> Stated task: Without copying any pictures, restate exactly the lines from the start of the records through the line containing "const calloutText = 'Speciális hatás';".

━━━━━━━━━━━━━━━━

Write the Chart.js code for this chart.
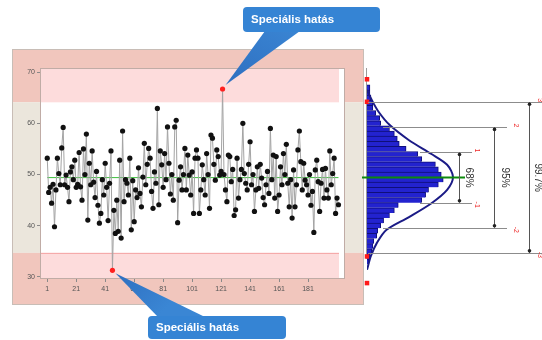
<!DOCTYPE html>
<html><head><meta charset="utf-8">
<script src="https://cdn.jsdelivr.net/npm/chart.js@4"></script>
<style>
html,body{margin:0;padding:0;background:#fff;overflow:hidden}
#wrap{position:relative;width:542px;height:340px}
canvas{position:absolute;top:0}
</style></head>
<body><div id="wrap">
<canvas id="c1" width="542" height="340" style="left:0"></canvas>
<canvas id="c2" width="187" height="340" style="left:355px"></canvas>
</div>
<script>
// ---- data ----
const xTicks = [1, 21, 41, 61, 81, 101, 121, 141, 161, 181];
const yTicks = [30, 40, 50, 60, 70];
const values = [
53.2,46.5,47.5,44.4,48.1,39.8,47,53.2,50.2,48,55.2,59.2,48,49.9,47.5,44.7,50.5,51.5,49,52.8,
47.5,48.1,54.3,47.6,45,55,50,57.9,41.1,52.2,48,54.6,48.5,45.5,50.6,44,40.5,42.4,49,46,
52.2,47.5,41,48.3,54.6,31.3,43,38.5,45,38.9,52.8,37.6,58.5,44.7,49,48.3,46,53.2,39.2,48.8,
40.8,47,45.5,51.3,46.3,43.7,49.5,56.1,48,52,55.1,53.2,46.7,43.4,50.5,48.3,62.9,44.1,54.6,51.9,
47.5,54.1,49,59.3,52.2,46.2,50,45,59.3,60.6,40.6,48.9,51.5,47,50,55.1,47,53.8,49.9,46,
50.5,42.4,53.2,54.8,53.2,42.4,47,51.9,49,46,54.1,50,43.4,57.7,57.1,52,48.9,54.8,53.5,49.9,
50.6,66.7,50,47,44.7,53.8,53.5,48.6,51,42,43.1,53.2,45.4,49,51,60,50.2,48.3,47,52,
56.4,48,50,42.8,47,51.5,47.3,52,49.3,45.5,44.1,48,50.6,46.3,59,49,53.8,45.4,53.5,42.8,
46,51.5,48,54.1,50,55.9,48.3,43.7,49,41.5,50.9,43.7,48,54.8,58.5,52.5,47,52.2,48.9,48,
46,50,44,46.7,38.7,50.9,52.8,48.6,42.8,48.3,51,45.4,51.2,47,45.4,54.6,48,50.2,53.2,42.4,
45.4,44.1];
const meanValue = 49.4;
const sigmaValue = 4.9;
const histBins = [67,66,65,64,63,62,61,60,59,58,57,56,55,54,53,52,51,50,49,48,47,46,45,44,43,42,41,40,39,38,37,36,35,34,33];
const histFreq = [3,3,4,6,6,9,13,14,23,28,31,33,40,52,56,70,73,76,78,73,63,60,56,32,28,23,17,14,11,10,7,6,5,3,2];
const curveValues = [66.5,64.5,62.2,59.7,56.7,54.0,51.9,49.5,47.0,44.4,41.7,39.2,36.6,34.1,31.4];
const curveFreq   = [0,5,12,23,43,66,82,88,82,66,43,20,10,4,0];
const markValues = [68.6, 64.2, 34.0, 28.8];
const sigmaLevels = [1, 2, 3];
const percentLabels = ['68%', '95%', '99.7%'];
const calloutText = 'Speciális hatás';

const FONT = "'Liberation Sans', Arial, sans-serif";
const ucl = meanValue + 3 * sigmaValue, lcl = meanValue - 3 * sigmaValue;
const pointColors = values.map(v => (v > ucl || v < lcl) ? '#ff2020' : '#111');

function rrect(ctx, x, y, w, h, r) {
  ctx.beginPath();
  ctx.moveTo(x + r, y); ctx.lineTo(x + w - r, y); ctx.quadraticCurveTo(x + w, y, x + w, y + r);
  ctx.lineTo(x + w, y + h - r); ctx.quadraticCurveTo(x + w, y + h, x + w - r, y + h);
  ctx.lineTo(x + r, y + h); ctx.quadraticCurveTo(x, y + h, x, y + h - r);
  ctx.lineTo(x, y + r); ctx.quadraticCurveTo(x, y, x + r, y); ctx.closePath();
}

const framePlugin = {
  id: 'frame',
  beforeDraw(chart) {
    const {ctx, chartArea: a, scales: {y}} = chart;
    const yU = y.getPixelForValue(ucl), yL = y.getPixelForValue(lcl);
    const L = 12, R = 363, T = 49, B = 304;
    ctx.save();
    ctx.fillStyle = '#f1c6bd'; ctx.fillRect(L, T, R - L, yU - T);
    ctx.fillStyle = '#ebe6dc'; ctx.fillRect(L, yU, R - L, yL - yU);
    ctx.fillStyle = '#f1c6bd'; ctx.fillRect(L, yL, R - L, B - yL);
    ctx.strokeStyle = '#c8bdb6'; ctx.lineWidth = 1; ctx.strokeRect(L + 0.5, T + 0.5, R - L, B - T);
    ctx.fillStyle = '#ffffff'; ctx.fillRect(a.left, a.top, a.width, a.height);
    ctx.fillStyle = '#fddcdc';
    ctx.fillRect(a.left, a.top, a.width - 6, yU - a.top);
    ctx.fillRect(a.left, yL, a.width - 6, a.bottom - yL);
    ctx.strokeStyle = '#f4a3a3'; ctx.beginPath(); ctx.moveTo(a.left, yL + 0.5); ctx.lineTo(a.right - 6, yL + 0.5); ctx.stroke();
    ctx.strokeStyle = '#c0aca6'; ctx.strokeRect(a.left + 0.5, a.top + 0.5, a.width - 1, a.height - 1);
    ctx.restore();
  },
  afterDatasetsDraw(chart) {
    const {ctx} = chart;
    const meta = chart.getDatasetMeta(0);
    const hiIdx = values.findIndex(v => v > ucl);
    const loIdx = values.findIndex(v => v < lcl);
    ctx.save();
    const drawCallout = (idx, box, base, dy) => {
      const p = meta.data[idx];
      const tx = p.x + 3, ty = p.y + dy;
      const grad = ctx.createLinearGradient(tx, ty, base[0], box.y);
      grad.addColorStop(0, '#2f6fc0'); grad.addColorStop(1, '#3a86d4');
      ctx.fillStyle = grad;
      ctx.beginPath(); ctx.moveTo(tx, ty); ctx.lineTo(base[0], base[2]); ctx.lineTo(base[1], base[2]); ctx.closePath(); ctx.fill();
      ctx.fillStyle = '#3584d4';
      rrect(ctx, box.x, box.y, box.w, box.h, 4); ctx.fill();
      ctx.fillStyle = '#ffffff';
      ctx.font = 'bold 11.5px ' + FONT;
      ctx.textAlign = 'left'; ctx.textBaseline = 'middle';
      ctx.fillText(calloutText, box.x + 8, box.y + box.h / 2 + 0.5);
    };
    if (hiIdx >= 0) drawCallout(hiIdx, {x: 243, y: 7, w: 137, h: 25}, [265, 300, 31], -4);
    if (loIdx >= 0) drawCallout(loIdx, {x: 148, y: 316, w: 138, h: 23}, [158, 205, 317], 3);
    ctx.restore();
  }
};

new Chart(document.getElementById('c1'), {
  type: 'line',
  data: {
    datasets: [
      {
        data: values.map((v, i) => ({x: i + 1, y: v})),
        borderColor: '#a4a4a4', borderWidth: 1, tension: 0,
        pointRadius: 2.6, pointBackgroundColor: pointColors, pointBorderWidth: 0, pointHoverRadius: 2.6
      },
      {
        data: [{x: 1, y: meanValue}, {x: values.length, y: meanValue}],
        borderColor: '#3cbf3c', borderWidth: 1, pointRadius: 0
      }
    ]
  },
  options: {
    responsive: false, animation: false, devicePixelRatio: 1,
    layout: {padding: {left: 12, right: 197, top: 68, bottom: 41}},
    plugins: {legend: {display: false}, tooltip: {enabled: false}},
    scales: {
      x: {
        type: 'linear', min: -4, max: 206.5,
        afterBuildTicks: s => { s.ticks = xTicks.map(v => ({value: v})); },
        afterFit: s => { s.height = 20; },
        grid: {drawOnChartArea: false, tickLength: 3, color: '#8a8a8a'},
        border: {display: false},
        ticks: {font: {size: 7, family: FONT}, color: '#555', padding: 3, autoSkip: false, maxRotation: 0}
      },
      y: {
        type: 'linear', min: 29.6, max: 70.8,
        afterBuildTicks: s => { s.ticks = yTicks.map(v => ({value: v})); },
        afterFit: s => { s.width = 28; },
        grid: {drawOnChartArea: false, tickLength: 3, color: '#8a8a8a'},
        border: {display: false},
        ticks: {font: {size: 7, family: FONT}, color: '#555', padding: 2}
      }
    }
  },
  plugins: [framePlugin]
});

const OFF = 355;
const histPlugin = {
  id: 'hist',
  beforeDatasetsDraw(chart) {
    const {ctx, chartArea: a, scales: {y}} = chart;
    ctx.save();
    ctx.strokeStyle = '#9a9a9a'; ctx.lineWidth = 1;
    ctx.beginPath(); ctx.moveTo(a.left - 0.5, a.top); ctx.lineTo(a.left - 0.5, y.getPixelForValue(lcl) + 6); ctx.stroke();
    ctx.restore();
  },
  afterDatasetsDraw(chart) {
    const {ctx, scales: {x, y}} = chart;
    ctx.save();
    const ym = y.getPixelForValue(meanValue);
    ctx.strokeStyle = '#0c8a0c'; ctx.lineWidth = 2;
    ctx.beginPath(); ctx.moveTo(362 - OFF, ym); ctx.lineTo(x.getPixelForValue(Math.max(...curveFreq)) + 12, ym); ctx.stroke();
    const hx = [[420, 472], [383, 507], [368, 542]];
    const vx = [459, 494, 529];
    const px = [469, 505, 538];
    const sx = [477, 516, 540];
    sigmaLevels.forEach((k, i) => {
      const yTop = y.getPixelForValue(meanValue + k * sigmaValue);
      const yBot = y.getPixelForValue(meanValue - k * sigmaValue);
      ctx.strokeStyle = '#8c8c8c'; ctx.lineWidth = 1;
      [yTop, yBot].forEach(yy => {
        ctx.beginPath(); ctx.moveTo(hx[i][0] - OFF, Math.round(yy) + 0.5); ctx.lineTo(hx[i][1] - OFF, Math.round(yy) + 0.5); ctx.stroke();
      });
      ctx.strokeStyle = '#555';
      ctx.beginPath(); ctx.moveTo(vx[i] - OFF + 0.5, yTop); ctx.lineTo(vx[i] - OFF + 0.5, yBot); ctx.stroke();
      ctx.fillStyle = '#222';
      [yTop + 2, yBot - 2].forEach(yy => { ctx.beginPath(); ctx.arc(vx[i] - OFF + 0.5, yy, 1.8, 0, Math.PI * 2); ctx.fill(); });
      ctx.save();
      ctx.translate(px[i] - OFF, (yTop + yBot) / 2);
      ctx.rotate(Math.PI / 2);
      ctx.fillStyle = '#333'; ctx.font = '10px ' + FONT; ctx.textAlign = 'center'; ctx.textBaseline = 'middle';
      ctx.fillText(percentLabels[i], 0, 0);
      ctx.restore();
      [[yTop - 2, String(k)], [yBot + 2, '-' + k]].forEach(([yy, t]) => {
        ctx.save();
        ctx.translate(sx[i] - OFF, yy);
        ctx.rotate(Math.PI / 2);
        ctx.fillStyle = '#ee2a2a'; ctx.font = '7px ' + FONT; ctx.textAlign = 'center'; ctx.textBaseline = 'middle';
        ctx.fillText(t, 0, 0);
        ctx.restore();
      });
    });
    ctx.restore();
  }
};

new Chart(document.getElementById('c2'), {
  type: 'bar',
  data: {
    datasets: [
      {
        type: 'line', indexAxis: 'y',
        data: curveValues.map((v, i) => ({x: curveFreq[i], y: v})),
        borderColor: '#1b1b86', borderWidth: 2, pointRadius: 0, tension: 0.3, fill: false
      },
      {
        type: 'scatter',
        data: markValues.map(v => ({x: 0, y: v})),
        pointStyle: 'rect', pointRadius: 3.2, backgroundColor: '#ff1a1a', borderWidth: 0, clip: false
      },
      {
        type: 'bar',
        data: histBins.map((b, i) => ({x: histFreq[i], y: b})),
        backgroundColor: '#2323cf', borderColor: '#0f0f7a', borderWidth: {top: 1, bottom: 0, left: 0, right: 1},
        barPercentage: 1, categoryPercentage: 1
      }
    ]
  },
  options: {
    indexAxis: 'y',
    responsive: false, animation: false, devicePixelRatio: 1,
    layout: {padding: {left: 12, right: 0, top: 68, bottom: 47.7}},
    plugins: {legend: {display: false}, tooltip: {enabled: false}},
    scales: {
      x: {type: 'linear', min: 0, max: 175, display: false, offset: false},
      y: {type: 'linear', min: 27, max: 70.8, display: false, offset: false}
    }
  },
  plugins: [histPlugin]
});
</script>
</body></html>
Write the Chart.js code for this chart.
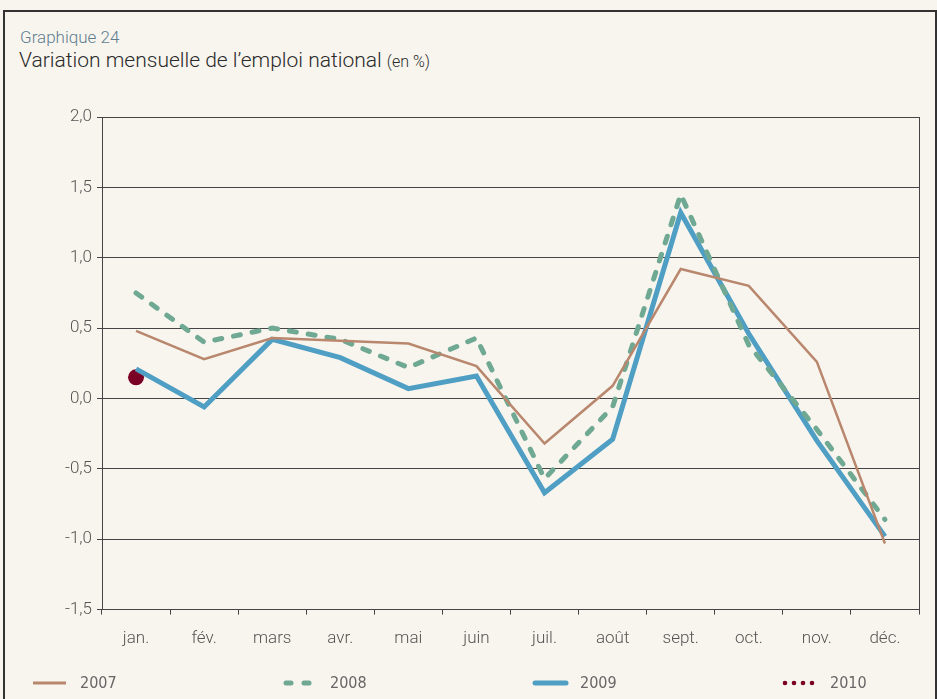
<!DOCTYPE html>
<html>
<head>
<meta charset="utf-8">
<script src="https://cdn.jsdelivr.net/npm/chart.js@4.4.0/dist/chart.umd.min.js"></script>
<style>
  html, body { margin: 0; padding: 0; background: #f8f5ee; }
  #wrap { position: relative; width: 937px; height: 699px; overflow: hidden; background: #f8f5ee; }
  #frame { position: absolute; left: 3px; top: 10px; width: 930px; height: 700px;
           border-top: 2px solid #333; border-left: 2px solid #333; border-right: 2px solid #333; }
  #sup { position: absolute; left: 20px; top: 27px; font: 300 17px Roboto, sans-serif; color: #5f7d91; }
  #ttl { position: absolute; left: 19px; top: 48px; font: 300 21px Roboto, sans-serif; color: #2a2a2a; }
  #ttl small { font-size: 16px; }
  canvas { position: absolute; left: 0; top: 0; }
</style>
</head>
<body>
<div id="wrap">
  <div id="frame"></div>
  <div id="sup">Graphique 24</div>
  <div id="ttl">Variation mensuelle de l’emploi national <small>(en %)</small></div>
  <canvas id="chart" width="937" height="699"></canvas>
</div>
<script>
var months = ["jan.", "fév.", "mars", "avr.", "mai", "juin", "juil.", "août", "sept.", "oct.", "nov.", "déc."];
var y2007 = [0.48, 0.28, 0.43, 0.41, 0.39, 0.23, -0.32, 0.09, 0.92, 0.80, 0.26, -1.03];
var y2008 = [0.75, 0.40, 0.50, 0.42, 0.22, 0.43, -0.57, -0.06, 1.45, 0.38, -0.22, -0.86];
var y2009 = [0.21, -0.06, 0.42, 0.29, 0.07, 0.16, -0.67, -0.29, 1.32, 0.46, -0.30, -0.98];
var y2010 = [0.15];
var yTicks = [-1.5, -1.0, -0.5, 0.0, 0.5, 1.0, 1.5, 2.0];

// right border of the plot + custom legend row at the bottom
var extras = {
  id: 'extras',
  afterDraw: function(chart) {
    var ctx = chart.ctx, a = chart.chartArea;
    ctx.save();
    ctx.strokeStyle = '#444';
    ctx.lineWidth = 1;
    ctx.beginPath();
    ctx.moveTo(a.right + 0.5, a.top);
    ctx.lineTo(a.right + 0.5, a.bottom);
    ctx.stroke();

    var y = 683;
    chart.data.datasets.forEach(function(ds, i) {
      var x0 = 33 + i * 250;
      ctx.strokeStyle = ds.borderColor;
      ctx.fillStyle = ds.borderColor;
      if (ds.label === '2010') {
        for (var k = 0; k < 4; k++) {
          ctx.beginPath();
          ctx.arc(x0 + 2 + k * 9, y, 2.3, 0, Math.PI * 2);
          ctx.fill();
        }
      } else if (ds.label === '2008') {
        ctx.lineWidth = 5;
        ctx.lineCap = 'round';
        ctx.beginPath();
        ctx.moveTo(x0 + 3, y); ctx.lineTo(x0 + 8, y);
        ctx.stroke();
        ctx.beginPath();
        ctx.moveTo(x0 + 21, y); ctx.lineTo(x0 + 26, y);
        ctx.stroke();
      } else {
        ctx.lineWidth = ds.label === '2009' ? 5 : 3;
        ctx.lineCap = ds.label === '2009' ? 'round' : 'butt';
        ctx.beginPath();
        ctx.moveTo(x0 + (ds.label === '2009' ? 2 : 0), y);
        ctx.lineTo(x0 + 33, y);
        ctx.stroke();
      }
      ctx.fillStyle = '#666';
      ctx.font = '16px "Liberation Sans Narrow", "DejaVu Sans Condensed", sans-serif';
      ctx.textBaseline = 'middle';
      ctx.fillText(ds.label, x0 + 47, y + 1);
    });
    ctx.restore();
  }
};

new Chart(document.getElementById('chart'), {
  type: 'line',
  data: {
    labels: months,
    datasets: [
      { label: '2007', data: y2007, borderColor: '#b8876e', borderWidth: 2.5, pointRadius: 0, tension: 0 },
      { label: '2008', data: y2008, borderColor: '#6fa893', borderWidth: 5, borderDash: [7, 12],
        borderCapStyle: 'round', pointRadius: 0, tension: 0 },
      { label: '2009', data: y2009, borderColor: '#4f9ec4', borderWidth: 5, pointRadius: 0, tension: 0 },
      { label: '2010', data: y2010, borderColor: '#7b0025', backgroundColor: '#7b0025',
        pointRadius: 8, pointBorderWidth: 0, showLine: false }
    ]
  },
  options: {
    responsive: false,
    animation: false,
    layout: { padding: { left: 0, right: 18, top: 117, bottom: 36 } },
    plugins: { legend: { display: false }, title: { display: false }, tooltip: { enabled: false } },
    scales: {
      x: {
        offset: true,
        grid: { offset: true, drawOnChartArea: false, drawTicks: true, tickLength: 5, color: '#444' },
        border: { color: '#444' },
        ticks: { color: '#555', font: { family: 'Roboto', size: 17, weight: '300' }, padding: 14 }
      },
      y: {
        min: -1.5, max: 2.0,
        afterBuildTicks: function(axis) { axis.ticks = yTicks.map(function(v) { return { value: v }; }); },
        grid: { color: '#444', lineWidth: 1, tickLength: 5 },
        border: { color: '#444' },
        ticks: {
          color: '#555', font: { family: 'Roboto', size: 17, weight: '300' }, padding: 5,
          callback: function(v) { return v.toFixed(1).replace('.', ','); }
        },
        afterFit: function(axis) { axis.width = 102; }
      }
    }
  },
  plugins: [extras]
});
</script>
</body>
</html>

━━━━━━━━━━━━━━━━

> Answer to this problem:
Write the Chart.js code for this chart.
<!DOCTYPE html>
<html><head><meta charset="utf-8">
<script src="https://cdn.jsdelivr.net/npm/chart.js@4"></script>
<style>
html,body{margin:0;padding:0;background:#fff;overflow:hidden}
#wrap{position:relative;width:542px;height:340px}
canvas{position:absolute;top:0}
</style></head>
<body><div id="wrap">
<canvas id="c1" width="542" height="340" style="left:0"></canvas>
<canvas id="c2" width="187" height="340" style="left:355px"></canvas>
</div>
<script>
// ---- data ----
const xTicks = [1, 21, 41, 61, 81, 101, 121, 141, 161, 181];
const yTicks = [30, 40, 50, 60, 70];
const values = [
53.2,46.5,47.5,44.4,48.1,39.8,47,53.2,50.2,48,55.2,59.2,48,49.9,47.5,44.7,50.5,51.5,49,52.8,
47.5,48.1,54.3,47.6,45,55,50,57.9,41.1,52.2,48,54.6,48.5,45.5,50.6,44,40.5,42.4,49,46,
52.2,47.5,41,48.3,54.6,31.3,43,38.5,45,38.9,52.8,37.6,58.5,44.7,49,48.3,46,53.2,39.2,48.8,
40.8,47,45.5,51.3,46.3,43.7,49.5,56.1,48,52,55.1,53.2,46.7,43.4,50.5,48.3,62.9,44.1,54.6,51.9,
47.5,54.1,49,59.3,52.2,46.2,50,45,59.3,60.6,40.6,48.9,51.5,47,50,55.1,47,53.8,49.9,46,
50.5,42.4,53.2,54.8,53.2,42.4,47,51.9,49,46,54.1,50,43.4,57.7,57.1,52,48.9,54.8,53.5,49.9,
50.6,66.7,50,47,44.7,53.8,53.5,48.6,51,42,43.1,53.2,45.4,49,51,60,50.2,48.3,47,52,
56.4,48,50,42.8,47,51.5,47.3,52,49.3,45.5,44.1,48,50.6,46.3,59,49,53.8,45.4,53.5,42.8,
46,51.5,48,54.1,50,55.9,48.3,43.7,49,41.5,50.9,43.7,48,54.8,58.5,52.5,47,52.2,48.9,48,
46,50,44,46.7,38.7,50.9,52.8,48.6,42.8,48.3,51,45.4,51.2,47,45.4,54.6,48,50.2,53.2,42.4,
45.4,44.1];
const meanValue = 49.4;
const sigmaValue = 4.9;
const histBins = [67,66,65,64,63,62,61,60,59,58,57,56,55,54,53,52,51,50,49,48,47,46,45,44,43,42,41,40,39,38,37,36,35,34,33];
const histFreq = [3,3,4,6,6,9,13,14,23,28,31,33,40,52,56,70,73,76,78,73,63,60,56,32,28,23,17,14,11,10,7,6,5,3,2];
const curveValues = [66.5,64.5,62.2,59.7,56.7,54.0,51.9,49.5,47.0,44.4,41.7,39.2,36.6,34.1,31.4];
const curveFreq   = [0,5,12,23,43,66,82,88,82,66,43,20,10,4,0];
const markValues = [68.6, 64.2, 34.0, 28.8];
const sigmaLevels = [1, 2, 3];
const percentLabels = ['68%', '95%', '99.7%'];
const calloutText = 'Speciális hatás';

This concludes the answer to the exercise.